[START Exercise material]

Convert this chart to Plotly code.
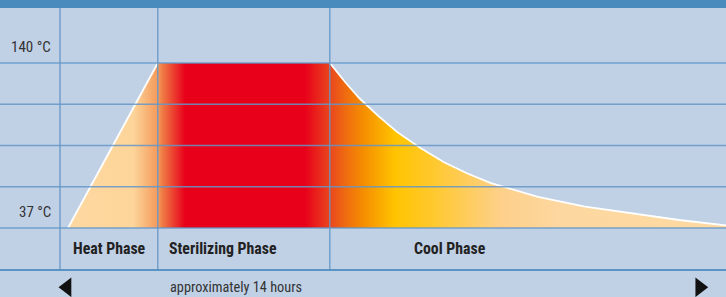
import plotly.graph_objects as go

# ---- data ----
# time in hours from start of heating, temperature in °C
profile_hours = [0.0, 1.91, 5.57, 5.9, 6.2, 6.6, 7.0, 7.5, 8.0, 8.5, 9.0, 10.0, 11.0, 12.0, 13.0, 14.0]
profile_temps = [37, 140, 140, 128, 118, 107, 97, 87, 78, 71, 65, 56.5, 50.4, 46, 42, 38.6]
baseline_temp = 37

grid_temps = [37, 62.75, 88.5, 114.25, 140]
labelled_temps = [140, 37]
temp_labels = ["140 °C", "37 °C"]

phase_edges = [-0.17, 1.91, 5.57]
phase_names = ["Heat Phase", "Sterilizing Phase", "Cool Phase"]
phase_label_x = [0.064, 2.106, 7.32]
phase_label_y = 24

arrow_hours = [-0.02, 13.44]
arrow_y = 0
duration_text = "approximately 14 hours"
duration_x = 2.13

# ---- styling ----
BG = "#c0d0e5"
BAR = "#4a8bbd"
GRID = "rgba(100,150,200,0.85)"
FONT = "Roboto Condensed, Liberation Sans Narrow, Roboto, sans-serif"

W, H = 726, 297
X_RANGE = [-68 / 47, 14.0]
Y_RANGE = [-6.07, 179.33]

fig = go.Figure()

# filled temperature profile with horizontal gradient
fill_x = profile_hours + [profile_hours[-1], profile_hours[0]]
fill_y = profile_temps + [baseline_temp, baseline_temp]
fig.add_trace(go.Scatter(
    x=fill_x, y=fill_y, mode="lines", fill="toself",
    line=dict(width=0, color="rgba(0,0,0,0)"),
    fillgradient=dict(
        type="horizontal",
        start=profile_hours[0], stop=profile_hours[-1],
        colorscale=[
            [0.0, "#fdd8a0"],
            [0.099, "#fdd59a"],
            [0.137, "#f4995a"],
            [0.143, "#ef7d45"],
            [0.178, "#e8001a"],
            [0.360, "#e8001a"],
            [0.398, "#e9461e"],
            [0.421, "#ef6a10"],
            [0.451, "#f69000"],
            [0.497, "#ffc400"],
            [0.550, "#ffc82a"],
            [0.657, "#fdd08a"],
            [0.748, "#fdd7a0"],
            [1.0, "#fed9a2"],
        ],
    ),
    hoverinfo="skip", showlegend=False,
))

# white edge on the heating slope and cooling curve
edge_x = profile_hours[:2] + [None] + profile_hours[2:]
edge_y = profile_temps[:2] + [None] + profile_temps[2:]
fig.add_trace(go.Scatter(
    x=edge_x, y=edge_y, mode="lines",
    line=dict(color="white", width=1.8),
    hoverinfo="skip", showlegend=False, connectgaps=False,
))

# arrows
fig.add_trace(go.Scatter(
    x=arrow_hours, y=[arrow_y] * len(arrow_hours), mode="markers",
    marker=dict(symbol=["triangle-left", "triangle-right"], size=17, color="#111111",
                line=dict(width=0)),
    hoverinfo="skip", showlegend=False,
))

shapes = []
for t in grid_temps:
    shapes.append(dict(type="line", xref="paper", x0=0, x1=1, yref="y", y0=t, y1=t,
                       line=dict(color=GRID, width=1.5), layer="above"))
top_paper = 1 - 8 / H
bottom_paper = 1 - 270 / H
for e in phase_edges:
    shapes.append(dict(type="line", xref="x", x0=e, x1=e, yref="paper",
                       y0=bottom_paper, y1=top_paper,
                       line=dict(color=GRID, width=1.5), layer="above"))
shapes.append(dict(type="line", xref="paper", x0=0, x1=1, yref="paper",
                   y0=bottom_paper, y1=bottom_paper,
                   line=dict(color="#5a94c4", width=2.2), layer="above"))
shapes.append(dict(type="rect", xref="paper", x0=0, x1=1, yref="paper",
                   y0=top_paper, y1=1.0, fillcolor=BAR, line=dict(width=0), layer="above"))

annotations = []
for t, lab in zip(labelled_temps, temp_labels):
    annotations.append(dict(x=-0.32, y=t, xref="x", yref="y", text=lab, showarrow=False,
                            xanchor="right", yanchor="middle", yshift=16,
                            font=dict(family=FONT, size=15, color="#333333")))
for xx, name in zip(phase_label_x, phase_names):
    annotations.append(dict(x=xx, y=phase_label_y, xref="x", yref="y",
                            text="<b>" + name + "</b>", showarrow=False,
                            xanchor="left", yanchor="middle",
                            font=dict(family=FONT, size=15.8, color="#222222")))
annotations.append(dict(x=duration_x, y=arrow_y, xref="x", yref="y", text=duration_text,
                        showarrow=False, xanchor="left", yanchor="middle",
                        font=dict(family=FONT, size=14.3, color="#333333")))

fig.update_layout(
    width=W, height=H,
    margin=dict(l=0, r=0, t=0, b=0),
    paper_bgcolor=BG, plot_bgcolor=BG,
    xaxis=dict(range=X_RANGE, visible=False, fixedrange=True),
    yaxis=dict(range=Y_RANGE, visible=False, fixedrange=True),
    shapes=shapes, annotations=annotations,
    showlegend=False,
)

fig.write_html("out.html", config=dict(displayModeBar=False),
               post_script="document.body.style.margin='0';document.body.style.overflow='hidden';")
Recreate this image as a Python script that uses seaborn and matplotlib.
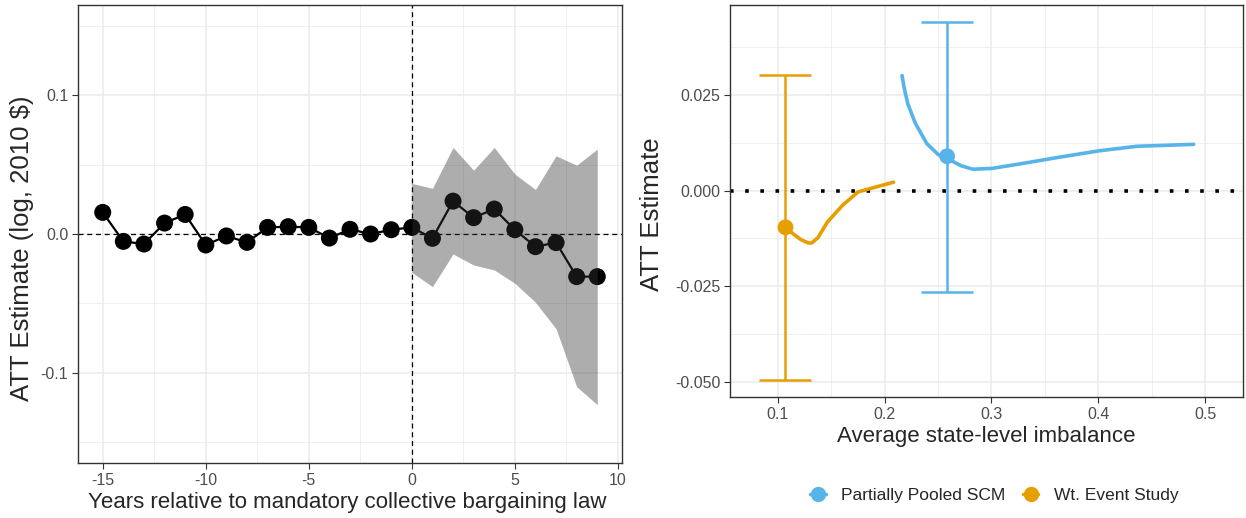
import matplotlib
matplotlib.use("Agg")
import matplotlib.pyplot as plt
from matplotlib.lines import Line2D
from matplotlib.ticker import FixedLocator, FuncFormatter
import seaborn as sns
import pandas as pd

# left panel: event study
years = list(range(-15, 10))
att = [0.0156, -0.0053, -0.0072, 0.0079, 0.0141, -0.0079, -0.0014, -0.0060,
       0.0048, 0.0053, 0.0048, -0.0029, 0.0034, 0.0000, 0.0031, 0.0048,
       -0.0031, 0.0237, 0.0118, 0.0180, 0.0031, -0.0091, -0.0062, -0.0307, -0.0307]
band_years = list(range(0, 10))
band_hi = [0.0365, 0.0329, 0.0624, 0.0460, 0.0624, 0.0432, 0.0321, 0.0564, 0.0496, 0.0612]
band_lo = [-0.0276, -0.0379, -0.0144, -0.0223, -0.0259, -0.0355, -0.0492, -0.0683, -0.1100, -0.1230]

# right panel: imbalance vs estimate
scm_x = [0.2163, 0.2181, 0.2216, 0.2288, 0.2395, 0.2503, 0.2585, 0.2717, 0.2825,
         0.3003, 0.3290, 0.3648, 0.4004, 0.4362, 0.4893]
scm_y = [0.0301, 0.0272, 0.0228, 0.0176, 0.0123, 0.0094, 0.0084, 0.0065, 0.0056,
         0.0058, 0.0071, 0.0088, 0.0104, 0.0116, 0.0121]
es_x = [0.1072, 0.1143, 0.1215, 0.1286, 0.1318, 0.1376, 0.1465, 0.1608, 0.1751, 0.1859, 0.2084]
es_y = [-0.0096, -0.0113, -0.0128, -0.0137, -0.0137, -0.0123, -0.0082, -0.0038, -0.00035, 0.0005, 0.0022]
methods = ["Partially Pooled SCM", "Wt. Event Study"]
est_x = [0.2585, 0.1072]
est_y = [0.0090, -0.0096]
ci_lo = [-0.0264, -0.0495]
ci_hi = [0.0441, 0.0303]
colors = ["#56B4E9", "#E69F00"]

sns.set_style("whitegrid")
plt.rcParams["font.family"] = ["Liberation Sans", "DejaVu Sans"]
plt.rcParams["axes.unicode_minus"] = False

fig = plt.figure(figsize=(12.46, 5.18), dpi=100)
ax1 = fig.add_axes([0.0626, 0.1062, 0.4366, 0.884])
ax2 = fig.add_axes([0.5859, 0.2336, 0.4117, 0.757])

def style(ax):
    for s in ax.spines.values():
        s.set_color("#333333")
        s.set_linewidth(1.0)
    ax.tick_params(axis="both", which="major", length=4, width=0.8, color="#333333",
                   labelsize=11.5, labelcolor="#4D4D4D", bottom=True, left=True, pad=3)
    ax.tick_params(axis="both", which="minor", length=0)
    ax.grid(True, which="major", color="#EBEBEB", linewidth=1.1)
    ax.grid(True, which="minor", color="#EBEBEB", linewidth=0.55)
    ax.set_axisbelow(True)

# left
df_es = pd.DataFrame({"year": years, "att": att})
ax1.axhline(0, color="black", linestyle=(0, (4, 3)), linewidth=0.9, zorder=2)
ax1.axvline(0, color="black", linestyle=(0, (4, 3)), linewidth=0.9, zorder=2)
sns.lineplot(data=df_es, x="year", y="att", color="black", linewidth=1.6, ax=ax1, zorder=3)
sns.scatterplot(data=df_es, x="year", y="att", color="black", s=150, edgecolor="none", ax=ax1, zorder=4)
ax1.fill_between(band_years, band_lo, band_hi, color="#333333", alpha=0.4, linewidth=0, zorder=5)
ax1.set_xlim(-16.2, 10.2)
ax1.set_ylim(-0.165, 0.165)
ax1.xaxis.set_major_locator(FixedLocator([-15, -10, -5, 0, 5, 10]))
ax1.xaxis.set_minor_locator(FixedLocator([-12.5, -7.5, -2.5, 2.5, 7.5]))
ax1.yaxis.set_major_locator(FixedLocator([-0.1, 0.0, 0.1]))
ax1.yaxis.set_minor_locator(FixedLocator([-0.15, -0.05, 0.05, 0.15]))
ax1.xaxis.set_major_formatter(FuncFormatter(lambda v, p: ("%d" % v)))
ax1.yaxis.set_major_formatter(FuncFormatter(lambda v, p: ("%.1f" % v)))
ax1.set_xlabel("Years relative to mandatory collective bargaining law", fontsize=16)
ax1.set_ylabel("ATT Estimate (log, 2010 $)", fontsize=18.5)
ax1.xaxis.label.set_va("center")
ax1.yaxis.label.set_va("center")
ax1.xaxis.set_label_coords(0.495, -0.0873)
ax1.yaxis.set_label_coords(-0.103, 0.47)
style(ax1)

# right
ax2.axhline(0, color="black", linestyle=(0, (1, 3.2)), linewidth=2.6, zorder=2)
df_scm = pd.DataFrame({"x": scm_x, "y": scm_y})
df_wes = pd.DataFrame({"x": es_x, "y": es_y})
sns.lineplot(data=df_scm, x="x", y="y", color=colors[0], linewidth=2.6, sort=False, ax=ax2, zorder=3)
sns.lineplot(data=df_wes, x="x", y="y", color=colors[1], linewidth=2.6, sort=False, ax=ax2, zorder=3)
for i in range(2):
    ax2.errorbar(est_x[i], est_y[i],
                 yerr=[[est_y[i] - ci_lo[i]], [ci_hi[i] - est_y[i]]],
                 fmt="none", ecolor=colors[i], elinewidth=1.8, capsize=18.5, capthick=1.8, zorder=4)
df_pt = pd.DataFrame({"x": est_x, "y": est_y, "method": methods})
sns.scatterplot(data=df_pt, x="x", y="y", hue="method", palette=colors, s=130,
                edgecolor="none", legend=False, ax=ax2, zorder=5)
ax2.set_xlim(0.0553, 0.5355)
ax2.set_ylim(-0.054, 0.0486)
ax2.xaxis.set_major_locator(FixedLocator([0.1, 0.2, 0.3, 0.4, 0.5]))
ax2.xaxis.set_minor_locator(FixedLocator([0.15, 0.25, 0.35, 0.45]))
ax2.yaxis.set_major_locator(FixedLocator([-0.05, -0.025, 0.0, 0.025]))
ax2.yaxis.set_minor_locator(FixedLocator([-0.0375, -0.0125, 0.0125, 0.0375]))
ax2.xaxis.set_major_formatter(FuncFormatter(lambda v, p: ("%.1f" % v)))
ax2.yaxis.set_major_formatter(FuncFormatter(lambda v, p: ("%.3f" % v)))
ax2.set_xlabel("Average state-level imbalance", fontsize=16)
ax2.set_ylabel("ATT Estimate", fontsize=18.5)
ax2.xaxis.label.set_va("center")
ax2.yaxis.label.set_va("center")
ax2.xaxis.set_label_coords(0.5, -0.102)
ax2.yaxis.set_label_coords(-0.152, 0.465)
style(ax2)

handles = [Line2D([], [], color=c, marker="o", markersize=10, linewidth=2.5, label=m)
           for c, m in zip(colors, methods)]
fig.legend(handles=handles, loc="center", bbox_to_anchor=(0.798, 0.044), ncol=2,
           frameon=False, fontsize=12.5, handlelength=0.9, handletextpad=0.9, columnspacing=1.0)

fig.savefig("out.png", dpi=100)
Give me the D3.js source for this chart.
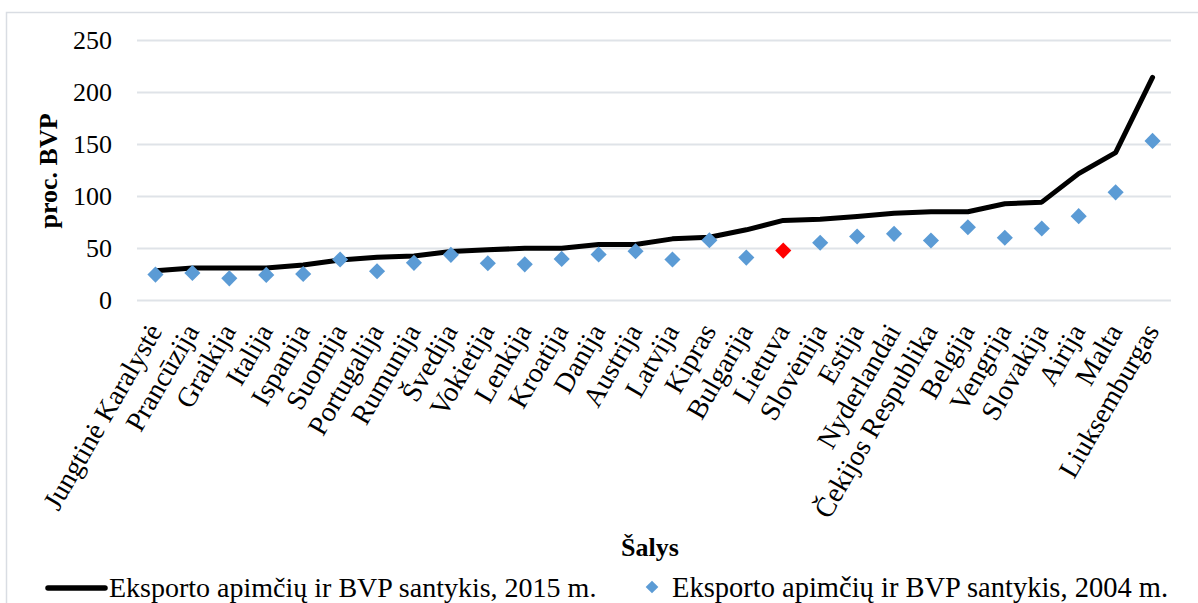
<!DOCTYPE html>
<html>
<head>
<meta charset="utf-8">
<script src="https://cdn.jsdelivr.net/npm/d3@7"></script>
<style>
body { margin: 0; background: #fff; }
text { font-family: "Liberation Serif", "Times New Roman", serif; fill: #000; }
</style>
</head>
<body>
<script>
// salys, surusiuotos pagal 2015 m. santyki
var countries = ['Jungtinė Karalystė','Prancūzija','Graikija','Italija','Ispanija','Suomija','Portugalija','Rumunija','Švedija','Vokietija','Lenkija','Kroatija','Danija','Austrija','Latvija','Kipras','Bulgarija','Lietuva','Slovėnija','Estija','Nyderlandai','Čekijos Respublika','Belgija','Vengrija','Slovakija','Airija','Malta','Liuksemburgas'];
var values2015 = [28.2,30.8,30.8,30.8,33.7,38.5,41,42.4,46.6,48.2,49.8,49.8,53.3,53.3,58.8,60.4,67.5,76.5,77.7,80.3,83.5,84.8,84.8,92.5,94.1,121.5,141.7,214];
var values2004 = [24.4,26,20.8,24.1,25,38.9,27.6,35.7,43.4,35.3,34.3,39.5,43.7,46.9,38.9,57.5,40.8,47.5,55,61,63.6,57.2,70,59.8,68.8,80.6,103.5,153];
var yTicks = [0,50,100,150,200,250];
var highlight = 'Lietuva';

var width = 1198, height = 603;
var plotLeft = 137, plotRight = 1171, plotTop = 40, plotBottom = 300;

var svg = d3.select('body').append('svg')
	.attr('width', width)
	.attr('height', height);

// chart frame
svg.append('rect')
	.attr('x', 6.5).attr('y', 12.5)
	.attr('width', 1240).attr('height', 640)
	.attr('fill', 'none')
	.attr('stroke', '#d9dde3')
	.attr('stroke-width', 1.5);

var x = d3.scaleBand().domain(countries).range([plotLeft, plotRight]);
var y = d3.scaleLinear().domain([0, 250]).range([plotBottom, plotTop]);
var cx = (d) => x(d) + x.bandwidth() / 2;

// gridlines + y labels
var yAxis = svg.append('g')
	.attr('transform', 'translate(' + plotLeft + ',0)')
	.call(d3.axisLeft(y).tickValues(yTicks).tickSize(-(plotRight - plotLeft)).tickPadding(25));
yAxis.select('.domain').remove();
yAxis.selectAll('.tick line').attr('stroke', '#dfe3e8').attr('stroke-width', 2);
yAxis.selectAll('.tick text')
	.attr('font-family', '"Liberation Serif", serif')
	.attr('font-size', 26)
	.attr('fill', '#000');

// category labels
svg.append('g').selectAll('text')
	.data(countries)
	.enter()
	.append('text')
	.attr('transform', (d) => 'translate(' + (cx(d) - 1) + ',' + 326 + ') rotate(-60)')
	.attr('text-anchor', 'end')
	.attr('dy', '0.35em')
	.attr('font-size', 28)
	.text((d) => d);

// 2015 line
var line = d3.line()
	.x((d, i) => cx(countries[i]))
	.y((d) => y(d));
svg.append('path')
	.datum(values2015)
	.attr('d', line)
	.attr('fill', 'none')
	.attr('stroke', '#000')
	.attr('stroke-width', 5)
	.attr('stroke-linejoin', 'round')
	.attr('stroke-linecap', 'round');

// 2004 diamonds
var diamond = d3.symbol().type(d3.symbolSquare).size(130);
svg.append('g').selectAll('path')
	.data(values2004)
	.enter()
	.append('path')
	.attr('d', diamond)
	.attr('transform', (d, i) => 'translate(' + cx(countries[i]) + ',' + y(d) + ') rotate(45)')
	.attr('fill', (d, i) => countries[i] == highlight ? '#ff0000' : '#5b9bd5');

// axis titles
svg.append('text')
	.attr('transform', 'translate(57,171) rotate(-90)')
	.attr('text-anchor', 'middle')
	.attr('font-size', 26)
	.attr('font-weight', 'bold')
	.text('proc. BVP');
svg.append('text')
	.attr('x', 650).attr('y', 556)
	.attr('text-anchor', 'middle')
	.attr('font-size', 26)
	.attr('font-weight', 'bold')
	.text('Šalys');

// legend
var legend = svg.append('g');
legend.append('line')
	.attr('x1', 48).attr('x2', 105)
	.attr('y1', 588).attr('y2', 588)
	.attr('stroke', '#000')
	.attr('stroke-width', 5.5)
	.attr('stroke-linecap', 'round');
legend.append('text')
	.attr('x', 109).attr('y', 597)
	.attr('font-size', 28)
	.text('Eksporto apimčių ir BVP santykis, 2015 m.');
legend.append('path')
	.attr('d', d3.symbol().type(d3.symbolSquare).size(80))
	.attr('transform', 'translate(652,587) rotate(45)')
	.attr('fill', '#5b9bd5');
legend.append('text')
	.attr('x', 672).attr('y', 597)
	.attr('font-size', 28.5)
	.text('Eksporto apimčių ir BVP santykis, 2004 m.');
</script>
</body>
</html>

[END Exercise material]

- [Set task]
Reply with nothing but the number of lines that contain the word "seaborn".

- [Result]
2